Locate, in the data below, the line that contains "Recreate this image" and the line that contains "import plotly.graph_objects as go"; reproduce exactly those two lines and every line between them, nothing more.

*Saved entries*
┄┄┄┄┄┄┄┄┄┄┄┄┄┄┄┄┄┄┄┄
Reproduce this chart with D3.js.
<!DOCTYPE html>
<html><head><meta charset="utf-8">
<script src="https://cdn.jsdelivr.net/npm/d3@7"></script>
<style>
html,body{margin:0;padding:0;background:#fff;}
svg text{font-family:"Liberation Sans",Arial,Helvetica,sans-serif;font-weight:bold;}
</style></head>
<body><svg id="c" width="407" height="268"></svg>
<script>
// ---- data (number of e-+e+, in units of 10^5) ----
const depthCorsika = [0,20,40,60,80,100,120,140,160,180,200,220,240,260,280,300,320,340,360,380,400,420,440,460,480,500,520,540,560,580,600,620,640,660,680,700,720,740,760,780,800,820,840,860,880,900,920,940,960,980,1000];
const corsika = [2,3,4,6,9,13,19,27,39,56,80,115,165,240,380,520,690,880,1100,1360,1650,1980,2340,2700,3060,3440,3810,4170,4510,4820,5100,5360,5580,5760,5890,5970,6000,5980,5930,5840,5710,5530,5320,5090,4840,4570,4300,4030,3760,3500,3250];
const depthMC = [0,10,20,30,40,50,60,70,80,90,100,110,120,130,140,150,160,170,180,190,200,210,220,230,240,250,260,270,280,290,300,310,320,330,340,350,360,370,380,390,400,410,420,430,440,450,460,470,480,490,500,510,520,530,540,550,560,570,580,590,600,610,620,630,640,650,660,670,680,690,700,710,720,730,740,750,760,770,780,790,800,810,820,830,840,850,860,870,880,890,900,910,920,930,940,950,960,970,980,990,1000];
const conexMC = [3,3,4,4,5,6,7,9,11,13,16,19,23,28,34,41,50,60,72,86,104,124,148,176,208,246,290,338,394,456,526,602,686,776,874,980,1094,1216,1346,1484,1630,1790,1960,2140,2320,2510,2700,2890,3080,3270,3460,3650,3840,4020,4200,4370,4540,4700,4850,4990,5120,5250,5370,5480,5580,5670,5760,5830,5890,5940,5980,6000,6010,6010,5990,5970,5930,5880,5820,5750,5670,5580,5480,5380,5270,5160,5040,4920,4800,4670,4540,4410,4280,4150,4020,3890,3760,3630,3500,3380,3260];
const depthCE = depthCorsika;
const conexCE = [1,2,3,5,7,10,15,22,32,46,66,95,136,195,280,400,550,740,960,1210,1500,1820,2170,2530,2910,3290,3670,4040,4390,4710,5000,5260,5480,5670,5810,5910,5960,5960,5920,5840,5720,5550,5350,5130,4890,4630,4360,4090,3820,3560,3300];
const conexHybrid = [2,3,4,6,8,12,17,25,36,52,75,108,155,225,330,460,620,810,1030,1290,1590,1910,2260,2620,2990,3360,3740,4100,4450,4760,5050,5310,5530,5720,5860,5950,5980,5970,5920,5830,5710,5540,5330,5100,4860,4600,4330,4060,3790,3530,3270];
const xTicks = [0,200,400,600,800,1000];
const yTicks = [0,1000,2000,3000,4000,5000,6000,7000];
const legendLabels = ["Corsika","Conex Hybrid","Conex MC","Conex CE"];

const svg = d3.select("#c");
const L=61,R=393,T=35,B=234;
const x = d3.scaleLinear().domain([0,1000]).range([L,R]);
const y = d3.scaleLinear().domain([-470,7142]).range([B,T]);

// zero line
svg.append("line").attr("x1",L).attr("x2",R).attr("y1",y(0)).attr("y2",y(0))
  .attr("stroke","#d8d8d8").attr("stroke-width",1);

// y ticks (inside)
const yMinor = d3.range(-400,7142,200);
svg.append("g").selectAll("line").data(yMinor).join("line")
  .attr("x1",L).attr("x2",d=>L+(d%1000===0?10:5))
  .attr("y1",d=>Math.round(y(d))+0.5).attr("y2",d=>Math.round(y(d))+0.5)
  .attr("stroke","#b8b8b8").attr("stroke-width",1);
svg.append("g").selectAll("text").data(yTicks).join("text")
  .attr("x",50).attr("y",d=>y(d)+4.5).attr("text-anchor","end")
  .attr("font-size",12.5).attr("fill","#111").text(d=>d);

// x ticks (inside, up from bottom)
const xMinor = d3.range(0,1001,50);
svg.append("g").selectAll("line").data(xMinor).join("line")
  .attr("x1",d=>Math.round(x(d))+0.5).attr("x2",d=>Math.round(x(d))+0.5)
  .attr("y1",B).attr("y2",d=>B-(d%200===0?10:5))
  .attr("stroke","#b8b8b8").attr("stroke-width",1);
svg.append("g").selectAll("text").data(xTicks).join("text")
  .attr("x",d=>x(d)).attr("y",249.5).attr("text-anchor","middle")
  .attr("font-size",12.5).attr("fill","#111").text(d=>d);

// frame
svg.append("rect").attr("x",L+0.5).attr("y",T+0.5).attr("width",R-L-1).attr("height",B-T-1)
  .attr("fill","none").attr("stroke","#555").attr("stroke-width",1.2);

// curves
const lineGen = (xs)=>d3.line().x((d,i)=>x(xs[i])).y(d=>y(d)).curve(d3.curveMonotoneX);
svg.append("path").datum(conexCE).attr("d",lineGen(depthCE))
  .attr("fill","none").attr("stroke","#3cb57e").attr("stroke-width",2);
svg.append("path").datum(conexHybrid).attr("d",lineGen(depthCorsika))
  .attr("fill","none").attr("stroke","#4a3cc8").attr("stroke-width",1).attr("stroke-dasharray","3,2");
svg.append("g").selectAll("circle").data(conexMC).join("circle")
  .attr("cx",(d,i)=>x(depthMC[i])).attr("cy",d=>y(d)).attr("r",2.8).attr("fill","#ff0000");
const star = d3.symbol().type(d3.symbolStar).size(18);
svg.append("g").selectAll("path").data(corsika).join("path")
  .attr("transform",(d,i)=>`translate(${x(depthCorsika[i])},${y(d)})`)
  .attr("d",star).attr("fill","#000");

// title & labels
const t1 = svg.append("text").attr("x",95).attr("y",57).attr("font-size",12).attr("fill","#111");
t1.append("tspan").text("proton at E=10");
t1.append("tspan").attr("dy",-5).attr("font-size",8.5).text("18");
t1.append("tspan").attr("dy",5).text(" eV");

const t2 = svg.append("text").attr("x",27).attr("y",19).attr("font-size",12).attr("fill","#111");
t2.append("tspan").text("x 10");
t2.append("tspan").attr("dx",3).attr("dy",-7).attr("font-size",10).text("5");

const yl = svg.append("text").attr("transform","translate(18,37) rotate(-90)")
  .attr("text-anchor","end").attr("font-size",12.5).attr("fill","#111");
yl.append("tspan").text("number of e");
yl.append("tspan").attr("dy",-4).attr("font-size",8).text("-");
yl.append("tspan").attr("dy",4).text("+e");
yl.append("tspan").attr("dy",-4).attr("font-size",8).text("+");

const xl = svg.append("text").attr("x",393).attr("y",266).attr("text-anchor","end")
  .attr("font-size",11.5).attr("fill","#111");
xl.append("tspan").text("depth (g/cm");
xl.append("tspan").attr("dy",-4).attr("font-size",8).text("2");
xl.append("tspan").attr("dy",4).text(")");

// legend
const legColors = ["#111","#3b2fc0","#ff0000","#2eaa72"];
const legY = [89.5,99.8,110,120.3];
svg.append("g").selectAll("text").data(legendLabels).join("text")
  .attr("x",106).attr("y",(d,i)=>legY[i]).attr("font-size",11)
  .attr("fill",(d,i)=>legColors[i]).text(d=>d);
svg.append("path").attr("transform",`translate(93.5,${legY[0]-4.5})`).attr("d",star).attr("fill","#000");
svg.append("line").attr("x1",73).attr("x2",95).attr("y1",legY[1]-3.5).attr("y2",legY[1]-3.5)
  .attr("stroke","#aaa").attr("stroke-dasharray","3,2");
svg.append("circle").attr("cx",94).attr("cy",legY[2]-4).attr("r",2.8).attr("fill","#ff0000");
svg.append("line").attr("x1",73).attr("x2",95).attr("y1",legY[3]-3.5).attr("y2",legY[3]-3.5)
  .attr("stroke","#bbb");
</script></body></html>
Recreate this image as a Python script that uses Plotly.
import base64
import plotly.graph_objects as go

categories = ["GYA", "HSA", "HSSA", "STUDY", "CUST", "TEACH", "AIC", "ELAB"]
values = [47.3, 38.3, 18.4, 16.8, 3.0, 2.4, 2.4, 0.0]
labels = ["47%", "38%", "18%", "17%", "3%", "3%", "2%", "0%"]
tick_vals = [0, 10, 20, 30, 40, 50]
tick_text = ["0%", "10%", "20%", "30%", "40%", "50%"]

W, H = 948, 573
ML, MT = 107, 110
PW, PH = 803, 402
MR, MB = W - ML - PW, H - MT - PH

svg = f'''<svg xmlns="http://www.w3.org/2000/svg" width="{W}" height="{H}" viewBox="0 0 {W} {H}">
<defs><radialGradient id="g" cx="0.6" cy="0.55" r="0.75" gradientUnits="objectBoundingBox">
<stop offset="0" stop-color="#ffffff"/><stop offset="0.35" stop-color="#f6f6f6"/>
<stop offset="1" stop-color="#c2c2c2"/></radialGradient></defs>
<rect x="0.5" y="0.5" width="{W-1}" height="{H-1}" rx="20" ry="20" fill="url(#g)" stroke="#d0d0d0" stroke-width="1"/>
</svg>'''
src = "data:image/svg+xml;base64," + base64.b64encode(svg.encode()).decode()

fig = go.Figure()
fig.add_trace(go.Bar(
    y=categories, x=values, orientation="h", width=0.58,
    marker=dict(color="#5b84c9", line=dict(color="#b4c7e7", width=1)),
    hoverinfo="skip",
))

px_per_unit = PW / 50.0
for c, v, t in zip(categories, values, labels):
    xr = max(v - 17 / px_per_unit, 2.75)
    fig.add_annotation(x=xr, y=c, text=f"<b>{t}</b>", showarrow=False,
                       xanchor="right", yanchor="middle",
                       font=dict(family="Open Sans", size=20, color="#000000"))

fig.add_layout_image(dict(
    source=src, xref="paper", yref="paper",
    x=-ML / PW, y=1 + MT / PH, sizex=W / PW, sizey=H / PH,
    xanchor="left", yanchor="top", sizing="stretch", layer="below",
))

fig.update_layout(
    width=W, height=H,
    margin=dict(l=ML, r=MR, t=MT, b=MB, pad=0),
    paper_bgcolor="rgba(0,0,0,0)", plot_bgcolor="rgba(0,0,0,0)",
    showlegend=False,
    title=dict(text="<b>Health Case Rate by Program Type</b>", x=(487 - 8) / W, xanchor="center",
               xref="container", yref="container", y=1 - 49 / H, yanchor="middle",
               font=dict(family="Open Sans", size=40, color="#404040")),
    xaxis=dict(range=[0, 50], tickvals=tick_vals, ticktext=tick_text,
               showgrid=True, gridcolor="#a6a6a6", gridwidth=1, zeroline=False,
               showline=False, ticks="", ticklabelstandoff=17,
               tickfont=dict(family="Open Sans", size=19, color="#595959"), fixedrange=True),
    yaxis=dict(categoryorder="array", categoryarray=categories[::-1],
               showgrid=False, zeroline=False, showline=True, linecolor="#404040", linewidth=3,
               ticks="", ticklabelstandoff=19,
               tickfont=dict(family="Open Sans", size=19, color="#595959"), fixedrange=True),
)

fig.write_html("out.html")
┄┄┄┄┄┄┄┄┄┄┄┄┄┄┄┄┄┄┄┄
*Written response*
Recreate this image as a Python script that uses Plotly.
import base64
import plotly.graph_objects as go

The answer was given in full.